SET EXERCISE:
Copy out the line that contains "Clone this chart in matplotlib.", the line that contains "from matplotlib.ticker import MultipleLocator", and every line between them, exactly, and nothing else.

== GIVEN RECORDS

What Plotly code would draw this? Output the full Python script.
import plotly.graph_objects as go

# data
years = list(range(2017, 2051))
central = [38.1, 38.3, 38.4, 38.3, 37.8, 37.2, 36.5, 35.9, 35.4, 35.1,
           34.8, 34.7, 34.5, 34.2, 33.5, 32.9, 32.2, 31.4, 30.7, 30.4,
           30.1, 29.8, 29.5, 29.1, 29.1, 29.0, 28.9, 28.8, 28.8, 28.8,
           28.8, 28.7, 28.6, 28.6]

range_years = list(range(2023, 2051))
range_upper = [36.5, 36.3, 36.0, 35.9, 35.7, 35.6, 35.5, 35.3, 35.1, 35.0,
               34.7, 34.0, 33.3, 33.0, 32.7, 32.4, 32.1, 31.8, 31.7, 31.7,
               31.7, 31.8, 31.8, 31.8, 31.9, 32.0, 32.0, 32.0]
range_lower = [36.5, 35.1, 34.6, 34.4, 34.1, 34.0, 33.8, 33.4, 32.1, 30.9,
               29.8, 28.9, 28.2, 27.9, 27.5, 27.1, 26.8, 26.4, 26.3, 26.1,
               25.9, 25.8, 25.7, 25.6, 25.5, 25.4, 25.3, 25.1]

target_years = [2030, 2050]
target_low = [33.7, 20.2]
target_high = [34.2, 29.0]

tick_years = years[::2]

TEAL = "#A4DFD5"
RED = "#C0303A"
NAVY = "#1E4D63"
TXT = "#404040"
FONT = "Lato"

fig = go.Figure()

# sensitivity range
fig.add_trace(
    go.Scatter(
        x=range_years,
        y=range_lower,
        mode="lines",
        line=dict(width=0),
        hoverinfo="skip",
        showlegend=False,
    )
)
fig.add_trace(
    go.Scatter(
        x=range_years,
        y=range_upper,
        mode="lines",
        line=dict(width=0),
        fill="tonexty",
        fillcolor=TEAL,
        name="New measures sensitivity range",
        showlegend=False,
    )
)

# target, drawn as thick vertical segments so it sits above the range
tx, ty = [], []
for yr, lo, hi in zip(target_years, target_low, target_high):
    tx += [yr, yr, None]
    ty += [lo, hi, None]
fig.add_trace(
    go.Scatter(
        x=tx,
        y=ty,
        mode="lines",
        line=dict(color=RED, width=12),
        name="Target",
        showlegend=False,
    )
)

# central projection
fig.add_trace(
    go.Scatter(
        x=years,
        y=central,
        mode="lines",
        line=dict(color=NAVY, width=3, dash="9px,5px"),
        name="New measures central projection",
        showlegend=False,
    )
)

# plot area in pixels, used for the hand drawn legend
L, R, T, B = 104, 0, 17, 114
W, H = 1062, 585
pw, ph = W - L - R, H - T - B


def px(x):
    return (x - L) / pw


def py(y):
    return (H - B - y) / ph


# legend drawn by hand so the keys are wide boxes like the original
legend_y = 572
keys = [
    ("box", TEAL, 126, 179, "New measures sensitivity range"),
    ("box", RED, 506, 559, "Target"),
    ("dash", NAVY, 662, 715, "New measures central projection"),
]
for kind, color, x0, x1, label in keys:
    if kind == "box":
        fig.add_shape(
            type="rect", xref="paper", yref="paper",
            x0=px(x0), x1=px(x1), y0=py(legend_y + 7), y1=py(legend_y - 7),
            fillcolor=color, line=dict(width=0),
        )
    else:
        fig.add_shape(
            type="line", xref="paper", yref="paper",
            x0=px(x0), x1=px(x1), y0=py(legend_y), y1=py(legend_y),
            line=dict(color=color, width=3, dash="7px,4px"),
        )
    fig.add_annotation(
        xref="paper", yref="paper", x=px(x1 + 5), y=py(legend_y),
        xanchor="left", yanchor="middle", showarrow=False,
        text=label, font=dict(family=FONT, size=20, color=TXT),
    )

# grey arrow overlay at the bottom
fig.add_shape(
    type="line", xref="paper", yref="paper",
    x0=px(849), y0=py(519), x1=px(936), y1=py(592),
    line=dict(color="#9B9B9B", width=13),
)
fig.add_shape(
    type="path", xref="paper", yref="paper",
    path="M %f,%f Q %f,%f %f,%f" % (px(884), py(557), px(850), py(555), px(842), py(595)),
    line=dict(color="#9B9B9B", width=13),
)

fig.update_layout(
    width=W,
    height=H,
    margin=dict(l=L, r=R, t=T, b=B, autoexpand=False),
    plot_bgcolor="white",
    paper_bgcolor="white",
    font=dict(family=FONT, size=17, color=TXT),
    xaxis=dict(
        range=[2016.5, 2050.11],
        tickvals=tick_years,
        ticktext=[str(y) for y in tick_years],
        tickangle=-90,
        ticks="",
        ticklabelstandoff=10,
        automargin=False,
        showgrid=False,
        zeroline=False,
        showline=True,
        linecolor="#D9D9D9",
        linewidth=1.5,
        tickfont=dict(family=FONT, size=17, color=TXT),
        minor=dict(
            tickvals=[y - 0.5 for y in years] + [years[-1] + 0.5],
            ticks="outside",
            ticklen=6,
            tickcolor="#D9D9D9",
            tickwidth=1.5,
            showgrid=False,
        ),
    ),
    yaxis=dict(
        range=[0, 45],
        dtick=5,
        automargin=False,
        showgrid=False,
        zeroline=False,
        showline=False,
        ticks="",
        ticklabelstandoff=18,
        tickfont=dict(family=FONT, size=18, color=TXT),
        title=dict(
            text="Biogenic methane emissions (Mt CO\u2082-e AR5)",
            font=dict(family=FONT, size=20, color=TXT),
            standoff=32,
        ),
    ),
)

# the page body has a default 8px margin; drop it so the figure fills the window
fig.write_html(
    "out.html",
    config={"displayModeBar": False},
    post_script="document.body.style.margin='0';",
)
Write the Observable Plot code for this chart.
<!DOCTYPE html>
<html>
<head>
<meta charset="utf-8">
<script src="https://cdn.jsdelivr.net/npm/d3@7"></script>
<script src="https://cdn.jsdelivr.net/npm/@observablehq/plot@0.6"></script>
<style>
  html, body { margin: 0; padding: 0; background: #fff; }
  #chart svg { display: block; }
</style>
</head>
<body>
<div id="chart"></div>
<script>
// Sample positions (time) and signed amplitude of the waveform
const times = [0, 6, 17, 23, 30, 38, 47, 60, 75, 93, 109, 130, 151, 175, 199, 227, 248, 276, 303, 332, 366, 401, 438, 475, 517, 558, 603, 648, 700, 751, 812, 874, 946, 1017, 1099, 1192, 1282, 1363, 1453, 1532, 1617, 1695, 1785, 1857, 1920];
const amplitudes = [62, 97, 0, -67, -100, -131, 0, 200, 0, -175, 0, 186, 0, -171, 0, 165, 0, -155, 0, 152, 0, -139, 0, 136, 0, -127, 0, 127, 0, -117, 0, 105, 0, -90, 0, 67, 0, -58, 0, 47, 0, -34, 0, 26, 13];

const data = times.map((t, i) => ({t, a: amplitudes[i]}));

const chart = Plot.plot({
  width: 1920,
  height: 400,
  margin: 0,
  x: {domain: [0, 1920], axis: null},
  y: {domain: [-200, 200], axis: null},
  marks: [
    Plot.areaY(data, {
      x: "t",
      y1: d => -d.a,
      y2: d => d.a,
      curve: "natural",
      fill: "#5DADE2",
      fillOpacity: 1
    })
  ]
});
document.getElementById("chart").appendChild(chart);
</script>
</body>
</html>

====
== GIVEN RECORDS

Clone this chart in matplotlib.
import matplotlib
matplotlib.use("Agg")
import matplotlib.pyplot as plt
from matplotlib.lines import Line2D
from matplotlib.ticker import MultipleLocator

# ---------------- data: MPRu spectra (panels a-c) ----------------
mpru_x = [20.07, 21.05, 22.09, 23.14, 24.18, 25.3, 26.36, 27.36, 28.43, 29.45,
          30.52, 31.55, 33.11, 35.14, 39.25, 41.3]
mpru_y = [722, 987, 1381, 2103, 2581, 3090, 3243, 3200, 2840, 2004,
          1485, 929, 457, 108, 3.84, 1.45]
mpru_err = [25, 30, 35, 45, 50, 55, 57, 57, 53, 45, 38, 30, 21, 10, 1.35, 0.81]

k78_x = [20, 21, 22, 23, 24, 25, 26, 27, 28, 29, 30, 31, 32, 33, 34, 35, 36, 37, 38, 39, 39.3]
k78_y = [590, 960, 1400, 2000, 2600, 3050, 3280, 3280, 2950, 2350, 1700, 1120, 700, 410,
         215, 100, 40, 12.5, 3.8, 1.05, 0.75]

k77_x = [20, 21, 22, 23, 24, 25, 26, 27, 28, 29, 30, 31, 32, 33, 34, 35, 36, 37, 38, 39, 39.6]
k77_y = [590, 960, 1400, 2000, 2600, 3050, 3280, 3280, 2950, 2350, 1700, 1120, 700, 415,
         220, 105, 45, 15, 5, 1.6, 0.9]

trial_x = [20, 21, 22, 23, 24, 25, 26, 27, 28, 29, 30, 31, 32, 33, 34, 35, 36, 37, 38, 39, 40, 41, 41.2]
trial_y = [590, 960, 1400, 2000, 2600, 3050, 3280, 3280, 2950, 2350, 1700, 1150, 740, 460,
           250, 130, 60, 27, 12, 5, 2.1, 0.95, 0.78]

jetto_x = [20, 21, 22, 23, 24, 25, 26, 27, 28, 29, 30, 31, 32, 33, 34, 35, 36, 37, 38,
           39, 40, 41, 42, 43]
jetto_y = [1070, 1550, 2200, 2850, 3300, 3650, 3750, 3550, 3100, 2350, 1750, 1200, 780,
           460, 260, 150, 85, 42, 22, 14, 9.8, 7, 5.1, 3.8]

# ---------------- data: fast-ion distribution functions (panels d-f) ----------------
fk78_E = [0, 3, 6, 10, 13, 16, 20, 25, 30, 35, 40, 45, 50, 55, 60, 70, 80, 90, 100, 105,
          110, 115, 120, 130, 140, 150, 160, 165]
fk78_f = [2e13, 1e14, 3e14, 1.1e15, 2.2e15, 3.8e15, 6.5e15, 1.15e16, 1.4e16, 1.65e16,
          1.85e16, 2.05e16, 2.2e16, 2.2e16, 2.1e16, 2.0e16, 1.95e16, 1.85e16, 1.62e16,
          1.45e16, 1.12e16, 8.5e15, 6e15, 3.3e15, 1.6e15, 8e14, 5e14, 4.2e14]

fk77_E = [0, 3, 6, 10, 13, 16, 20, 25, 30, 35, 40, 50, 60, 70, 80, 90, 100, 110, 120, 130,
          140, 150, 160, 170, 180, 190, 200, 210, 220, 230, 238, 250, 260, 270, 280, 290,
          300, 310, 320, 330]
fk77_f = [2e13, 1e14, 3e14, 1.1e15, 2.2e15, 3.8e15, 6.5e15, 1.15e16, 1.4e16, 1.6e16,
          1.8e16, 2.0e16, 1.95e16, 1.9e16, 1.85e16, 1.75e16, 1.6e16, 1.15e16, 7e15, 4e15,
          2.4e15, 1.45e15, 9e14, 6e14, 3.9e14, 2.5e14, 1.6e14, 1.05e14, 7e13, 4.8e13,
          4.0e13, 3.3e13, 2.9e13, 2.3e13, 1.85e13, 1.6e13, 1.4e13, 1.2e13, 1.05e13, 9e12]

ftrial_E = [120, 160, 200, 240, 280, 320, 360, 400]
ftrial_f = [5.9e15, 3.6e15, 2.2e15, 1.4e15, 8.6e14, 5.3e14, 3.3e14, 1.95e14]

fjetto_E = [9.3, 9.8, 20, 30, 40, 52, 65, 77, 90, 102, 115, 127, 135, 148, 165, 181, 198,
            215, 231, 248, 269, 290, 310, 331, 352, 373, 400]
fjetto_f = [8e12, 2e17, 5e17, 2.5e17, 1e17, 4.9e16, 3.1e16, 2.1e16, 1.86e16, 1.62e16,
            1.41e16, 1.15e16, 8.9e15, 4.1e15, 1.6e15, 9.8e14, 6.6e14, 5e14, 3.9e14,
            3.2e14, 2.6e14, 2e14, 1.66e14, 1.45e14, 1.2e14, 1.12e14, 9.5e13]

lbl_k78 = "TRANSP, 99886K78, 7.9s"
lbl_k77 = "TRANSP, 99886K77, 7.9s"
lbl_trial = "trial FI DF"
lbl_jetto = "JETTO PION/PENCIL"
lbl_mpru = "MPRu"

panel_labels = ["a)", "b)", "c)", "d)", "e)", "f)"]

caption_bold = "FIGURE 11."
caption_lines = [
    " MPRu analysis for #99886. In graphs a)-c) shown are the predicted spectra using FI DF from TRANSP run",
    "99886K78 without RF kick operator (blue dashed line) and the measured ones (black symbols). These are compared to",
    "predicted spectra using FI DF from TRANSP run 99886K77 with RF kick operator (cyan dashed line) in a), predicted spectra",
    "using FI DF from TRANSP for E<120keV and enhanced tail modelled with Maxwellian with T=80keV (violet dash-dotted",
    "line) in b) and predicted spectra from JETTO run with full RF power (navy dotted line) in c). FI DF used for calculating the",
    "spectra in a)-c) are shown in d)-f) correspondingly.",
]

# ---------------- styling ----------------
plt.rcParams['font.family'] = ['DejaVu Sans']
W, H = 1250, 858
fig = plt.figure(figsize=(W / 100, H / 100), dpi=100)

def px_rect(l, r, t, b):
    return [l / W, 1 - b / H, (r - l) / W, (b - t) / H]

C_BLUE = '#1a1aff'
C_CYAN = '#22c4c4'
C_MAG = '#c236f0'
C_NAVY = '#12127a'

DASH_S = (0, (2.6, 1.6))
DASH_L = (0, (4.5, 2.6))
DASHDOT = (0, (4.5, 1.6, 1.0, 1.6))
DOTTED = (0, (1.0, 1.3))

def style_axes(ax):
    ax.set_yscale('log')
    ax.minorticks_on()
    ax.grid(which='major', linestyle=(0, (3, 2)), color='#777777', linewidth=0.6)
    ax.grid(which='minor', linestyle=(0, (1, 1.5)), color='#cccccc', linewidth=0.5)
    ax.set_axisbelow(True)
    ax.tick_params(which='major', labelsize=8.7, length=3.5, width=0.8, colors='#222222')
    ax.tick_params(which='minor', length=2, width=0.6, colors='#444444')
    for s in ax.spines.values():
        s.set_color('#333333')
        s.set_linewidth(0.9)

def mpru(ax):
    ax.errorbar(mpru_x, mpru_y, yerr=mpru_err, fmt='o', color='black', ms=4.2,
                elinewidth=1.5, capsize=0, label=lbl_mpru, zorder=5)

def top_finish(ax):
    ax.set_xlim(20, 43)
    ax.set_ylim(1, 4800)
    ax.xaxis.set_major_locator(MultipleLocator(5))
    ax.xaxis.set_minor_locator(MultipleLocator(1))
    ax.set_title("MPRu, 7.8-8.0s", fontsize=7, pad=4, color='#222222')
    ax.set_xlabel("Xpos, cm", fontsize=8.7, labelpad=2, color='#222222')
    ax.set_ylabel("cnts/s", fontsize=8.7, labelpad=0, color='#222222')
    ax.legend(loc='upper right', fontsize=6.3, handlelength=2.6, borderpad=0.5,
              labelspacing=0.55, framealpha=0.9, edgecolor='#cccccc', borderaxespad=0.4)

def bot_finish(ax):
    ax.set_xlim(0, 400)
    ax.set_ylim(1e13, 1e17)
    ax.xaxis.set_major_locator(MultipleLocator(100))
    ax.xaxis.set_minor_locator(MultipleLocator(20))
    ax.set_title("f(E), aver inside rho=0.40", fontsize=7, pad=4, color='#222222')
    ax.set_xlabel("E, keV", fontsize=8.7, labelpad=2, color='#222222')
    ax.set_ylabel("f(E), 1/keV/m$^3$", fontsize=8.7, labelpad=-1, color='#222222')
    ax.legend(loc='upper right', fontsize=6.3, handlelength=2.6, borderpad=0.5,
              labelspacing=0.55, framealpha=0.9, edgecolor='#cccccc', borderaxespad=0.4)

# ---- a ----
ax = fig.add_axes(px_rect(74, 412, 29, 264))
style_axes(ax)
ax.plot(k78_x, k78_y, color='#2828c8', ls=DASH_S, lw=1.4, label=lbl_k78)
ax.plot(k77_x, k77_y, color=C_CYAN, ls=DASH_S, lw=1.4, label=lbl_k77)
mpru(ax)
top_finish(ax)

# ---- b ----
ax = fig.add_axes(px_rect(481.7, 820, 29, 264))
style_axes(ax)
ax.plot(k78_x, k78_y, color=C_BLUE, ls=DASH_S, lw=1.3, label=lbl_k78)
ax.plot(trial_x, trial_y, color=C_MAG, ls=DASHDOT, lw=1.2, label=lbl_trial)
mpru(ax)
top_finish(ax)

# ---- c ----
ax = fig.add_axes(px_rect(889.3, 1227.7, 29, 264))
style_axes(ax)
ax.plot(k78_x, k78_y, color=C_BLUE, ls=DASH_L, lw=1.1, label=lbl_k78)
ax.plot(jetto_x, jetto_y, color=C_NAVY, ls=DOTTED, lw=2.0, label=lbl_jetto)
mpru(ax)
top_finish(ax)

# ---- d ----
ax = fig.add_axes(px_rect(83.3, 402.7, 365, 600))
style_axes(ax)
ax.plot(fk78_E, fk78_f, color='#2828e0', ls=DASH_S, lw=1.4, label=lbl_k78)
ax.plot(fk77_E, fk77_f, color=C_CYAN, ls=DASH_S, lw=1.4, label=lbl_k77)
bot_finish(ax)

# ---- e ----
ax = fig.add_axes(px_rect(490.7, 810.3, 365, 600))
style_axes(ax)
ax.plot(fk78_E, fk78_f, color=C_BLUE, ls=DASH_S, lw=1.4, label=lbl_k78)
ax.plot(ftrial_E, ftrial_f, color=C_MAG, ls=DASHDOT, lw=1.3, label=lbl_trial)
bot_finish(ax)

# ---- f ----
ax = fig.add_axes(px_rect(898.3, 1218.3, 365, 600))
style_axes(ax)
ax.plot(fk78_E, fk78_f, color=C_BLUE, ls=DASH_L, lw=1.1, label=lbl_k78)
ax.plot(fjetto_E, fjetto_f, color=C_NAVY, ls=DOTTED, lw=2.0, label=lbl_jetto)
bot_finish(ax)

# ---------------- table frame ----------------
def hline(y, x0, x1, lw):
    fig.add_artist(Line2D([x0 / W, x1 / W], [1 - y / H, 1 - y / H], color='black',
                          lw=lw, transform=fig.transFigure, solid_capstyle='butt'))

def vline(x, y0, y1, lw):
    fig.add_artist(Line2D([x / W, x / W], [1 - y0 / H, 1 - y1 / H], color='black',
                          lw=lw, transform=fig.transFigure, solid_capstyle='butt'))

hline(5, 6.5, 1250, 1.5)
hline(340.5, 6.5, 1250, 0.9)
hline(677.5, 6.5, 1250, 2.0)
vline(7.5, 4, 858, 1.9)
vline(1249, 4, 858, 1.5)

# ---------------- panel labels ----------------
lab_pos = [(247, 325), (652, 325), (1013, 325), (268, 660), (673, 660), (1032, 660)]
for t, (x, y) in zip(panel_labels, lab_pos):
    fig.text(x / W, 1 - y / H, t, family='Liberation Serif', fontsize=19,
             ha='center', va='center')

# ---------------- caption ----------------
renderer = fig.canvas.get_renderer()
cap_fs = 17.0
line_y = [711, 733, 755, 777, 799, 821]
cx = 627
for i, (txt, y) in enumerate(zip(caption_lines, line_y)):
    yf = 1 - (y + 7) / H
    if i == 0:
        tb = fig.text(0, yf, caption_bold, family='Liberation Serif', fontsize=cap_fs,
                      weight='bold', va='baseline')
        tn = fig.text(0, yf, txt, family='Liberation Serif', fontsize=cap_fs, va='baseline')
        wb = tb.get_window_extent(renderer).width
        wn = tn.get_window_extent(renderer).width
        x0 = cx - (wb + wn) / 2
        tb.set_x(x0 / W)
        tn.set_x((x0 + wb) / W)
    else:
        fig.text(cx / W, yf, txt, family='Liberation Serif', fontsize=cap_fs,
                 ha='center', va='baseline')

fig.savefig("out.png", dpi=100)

====

OUTPUT FOR THIS EXERCISE:
Clone this chart in matplotlib.
import matplotlib
matplotlib.use("Agg")
import matplotlib.pyplot as plt
from matplotlib.lines import Line2D
from matplotlib.ticker import MultipleLocator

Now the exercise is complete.